Pulp Covers and Artists



A very appealing and important part of these novels are the pulp covers. We are specifically referring to the illustrations on the cover of the novels. Those pictures were made by different artists to express the main topic of the story and worked as a visual aid for the readers to get a little bit closer and more identified with the characters of the story. In fact, in a metaphoric way, the illustration on the cover was the Viagra of the pulp novel as it worked to raise the interest on the novel.

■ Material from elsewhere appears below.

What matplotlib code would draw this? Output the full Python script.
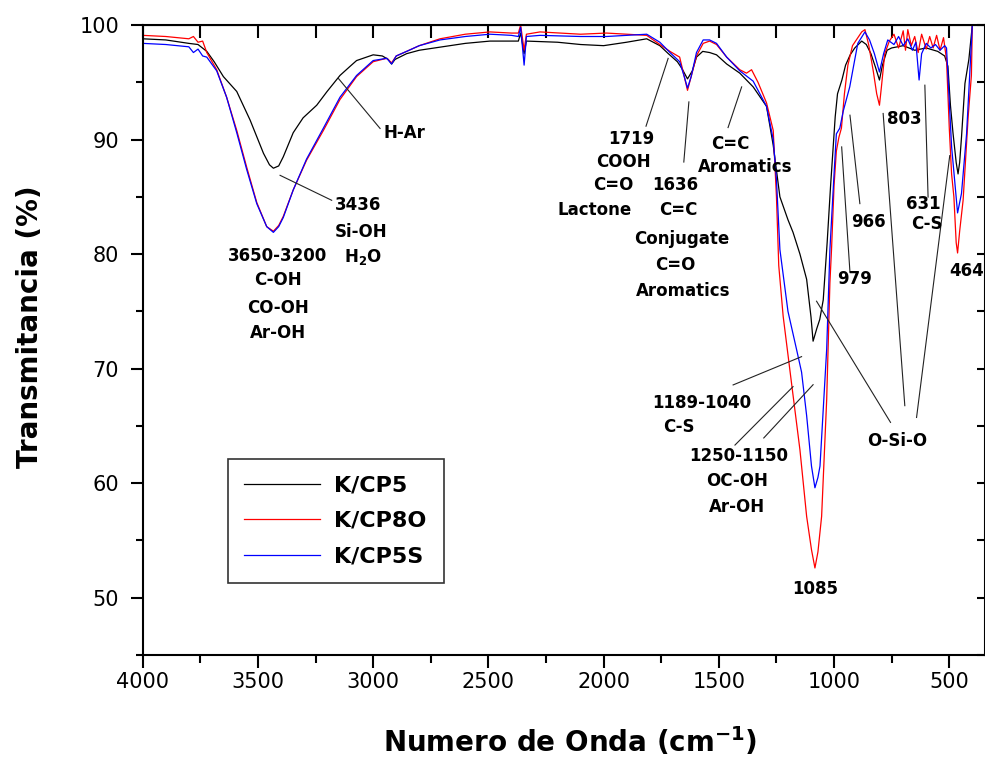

It is well known that the pulp novels were printed on a very cheap paper made from wood pulp but the covers were printed on a better quality paper to make its visual appealing even higher. The illustrations were based on the main story discussed on that specific issue but it was very common to include a damsel in distress waiting for her hero to come to the rescue.

Some cover illustrations for pulp novels, specially on the early beginnings, were made by distinguished American artists; for example "The Popular Magazine" had covers by N.C. Wyeth, and Edgar Franklin Wittmack made cover art to Argosy and Short Stories. Later, a lot of artists started to specialized on just creating the pulp covers for the pulp novels; by consequence of that, some cover artists became just as popular as the authors of the novels. Among the most famous pulp artists were Walter Baumhofer, Earle K. Bergey, Margaret Brundage, Edd Cartier, Virgil Finlay, Earl Mayan, Frank R. Paul, Norman Saunders, Nick Eggenhofer, (who specialized in Western illustrations), Rudolph Belarski and Sidney Riesenberg.

The covers were important enough to sales that sometimes they would be designed first; authors would then be shown the cover art and asked to write a story to match.